My Picnic Table and the Head of the Table

I’ve never shied away from volunteering for an opportunity that I’ll later regret. As I read “Structure: Beyond the picnic-table crisis” I had an exact idea of how one of my experiences related. I do enjoy taking on new challenges. While I’m not always comfortable in the moment, I let my ambition get ahead. This could be considered a character flaw, but I see it as character building. I’ve provided myself with plenty of chances to fail, but I’ve also found opportunities to succeed.

I’ll provide a little back story to my story. My father was the youngest of six siblings and I was his youngest of six children. My father was fifty when I was born. My cousins all had children older than myself. My dad died of cancer when I was a teenager and I lost contact with that entire side of my family. We never had much in common and we were never really close. Sometime after I was married in 2001, I came across his sister, my aunt, while shopping. It took us both a minute to recognize each other. We began to chat and exchanged information. She was nearing eighty, her husband had just passed away and she had moved into a retirement community.

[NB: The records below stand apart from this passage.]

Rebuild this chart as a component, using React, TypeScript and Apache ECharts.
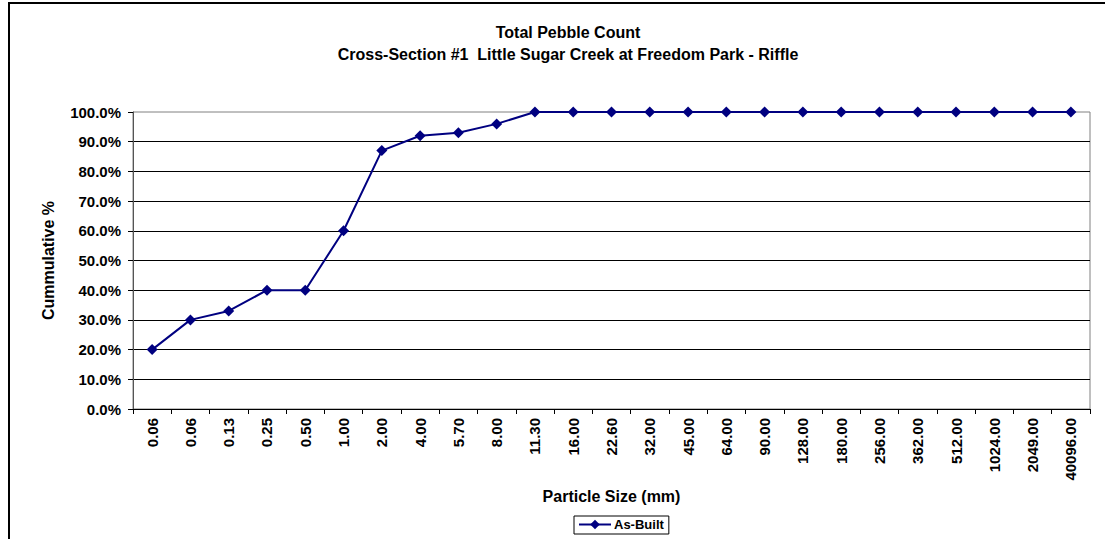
import React, { useEffect, useRef } from "react";
import * as echarts from "echarts";

const titleLines = [
  "Total Pebble Count",
  "Cross-Section #1  Little Sugar Creek at Freedom Park - Riffle",
];
const particleSizes = [
  "0.06", "0.06", "0.13", "0.25", "0.50", "1.00", "2.00", "4.00", "5.70", "8.00",
  "11.30", "16.00", "22.60", "32.00", "45.00", "64.00", "90.00", "128.00", "180.00",
  "256.00", "362.00", "512.00", "1024.00", "2049.00", "40096.00",
];
const asBuilt = [
  20, 30, 33, 40, 40, 60, 87, 92, 93, 96,
  100, 100, 100, 100, 100, 100, 100, 100, 100, 100, 100, 100, 100, 100, 100,
];
const seriesName = "As-Built";
const xAxisName = "Particle Size (mm)";
const yAxisName = "Cummulative %";

const FONT = "'Liberation Sans', Arial, Helvetica, sans-serif";

export default function App() {
  const ref = useRef<HTMLDivElement>(null);
  useEffect(() => {
    if (!ref.current) return;
    const chart = echarts.init(ref.current, null, { renderer: "svg" });
    chart.setOption({
      animation: false,
      backgroundColor: "#fff",
      textStyle: { fontFamily: FONT },
      title: {
        text: titleLines.join("\n"),
        left: 563,
        top: 16,
        textAlign: "center",
        textStyle: { fontFamily: FONT, fontSize: 16, fontWeight: "bold", color: "#000", lineHeight: 22 },
      },
      legend: {
        data: [seriesName],
        left: 574,
        top: 516,
        borderColor: "#000",
        borderWidth: 1,
        borderRadius: 0,
        padding: [2, 5, 3, 4],
        itemWidth: 32,
        itemHeight: 12,
        itemGap: 4,
        textStyle: { fontFamily: FONT, fontSize: 13, fontWeight: "bold", color: "#000", padding: [0, 0, 0, -2] },
      },
      grid: {
        left: 133,
        top: 112,
        right: 15,
        bottom: 130,
        show: true,
        borderColor: "#808080",
        borderWidth: 1,
        backgroundColor: "transparent",
        containLabel: false,
      },
      xAxis: {
        type: "category",
        data: particleSizes,
        boundaryGap: true,
        name: xAxisName,
        nameLocation: "middle",
        nameGap: 75,
        nameTextStyle: { fontFamily: FONT, fontSize: 16, fontWeight: "bold", color: "#000" },
        axisLine: { show: true, lineStyle: { color: "#000", width: 1 } },
        axisTick: { show: true, length: 5, lineStyle: { color: "#000" } },
        axisLabel: {
          interval: 0,
          rotate: 90,
          margin: 9,
          fontFamily: FONT,
          fontSize: 15,
          fontWeight: "bold",
          color: "#000",
        },
        splitLine: { show: false },
      },
      yAxis: {
        type: "value",
        min: 0,
        max: 100,
        interval: 10,
        name: yAxisName,
        nameLocation: "middle",
        nameRotate: 90,
        nameGap: 77,
        nameTextStyle: { fontFamily: FONT, fontSize: 16, fontWeight: "bold", color: "#000" },
        axisLine: { show: true, lineStyle: { color: "#555", width: 1 } },
        axisTick: { show: true, length: 5, lineStyle: { color: "#000" } },
        axisLabel: {
          margin: 12,
          fontFamily: FONT,
          fontSize: 15,
          fontWeight: "bold",
          color: "#000",
          formatter: (v: number) => `${v.toFixed(1)}%`,
        },
        splitLine: { show: true, showMinLine: false, showMaxLine: false, lineStyle: { color: "#000", width: 1 } },
      },
      series: [
        {
          name: seriesName,
          type: "line",
          data: asBuilt,
          color: "#000080",
          symbol: "diamond",
          symbolSize: 11,
          lineStyle: { color: "#000080", width: 2 },
          itemStyle: { color: "#000080" },
        },
      ],
    });
    return () => chart.dispose();
  }, []);

  return (
    <div style={{ position: "fixed", left: 0, top: 0, width: 1105, height: 539, overflow: "hidden", background: "#fff" }}>
      <div ref={ref} style={{ position: "absolute", left: 0, top: 0, width: 1105, height: 539 }} />
      <div
        style={{
          position: "absolute",
          left: 8,
          top: 2,
          width: 1200,
          height: 700,
          border: "2px solid #000",
          pointerEvents: "none",
        }}
      />
    </div>
  );
}
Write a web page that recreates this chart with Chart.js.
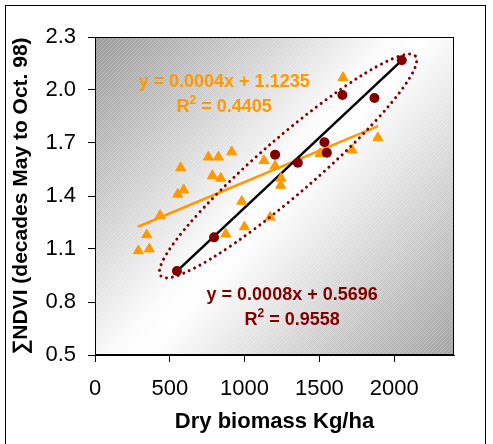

We started to talk quite often and both enjoyed catching up. She provided me with stories about my dad and I provided her with company. This had been going on for about a year when she announced she was having an elaborate eightieth birthday party. I was invited to attend. I still hadn’t seen her children and her many relatives in a long time. I was apprehensive about going, knowing it would be awkward. Shortly after I committed to go I was asked to speak and provide a blurb about her in the program. I said I would. In the months that followed I was in full regret.

I gathered all the information on her that I could. I reached out to people of which I had no memory. I was taking notes and was going to prove I was justified to sit next to her at the head table. I was going to stand, speak and remove all my personal doubt. Finally I sat and looked at what I’d gathered and I had no idea how to formulate it all into something meaningful.

It was hard to write a speech and a summation that didn’t come across as a timeline. I had to look through the information and be willing to discard things that would take away from the narrative. I had to come up with a theme and follow that. I tied in plenty of the information new to me, but only if it supported what the celebration was about. This experience will help me navigate what goes into my literacy narrative. It will help provide a filtering process that provides a clear result.

2 thoughts on “My Picnic Table and the Head of the Table

  1. It’s great that you have an experience you can use to help structure other pieces of work. I think it’s very interesting, using that filtering process, as you put it. I’m sure it will definitely prove to be useful.


  2. I love how you’ve organized this, by framing it first and then telling the backstory. I think that last line of your first paragraph about failing and succeeding could be your main point/theme for your larger literacy narrative. Good job!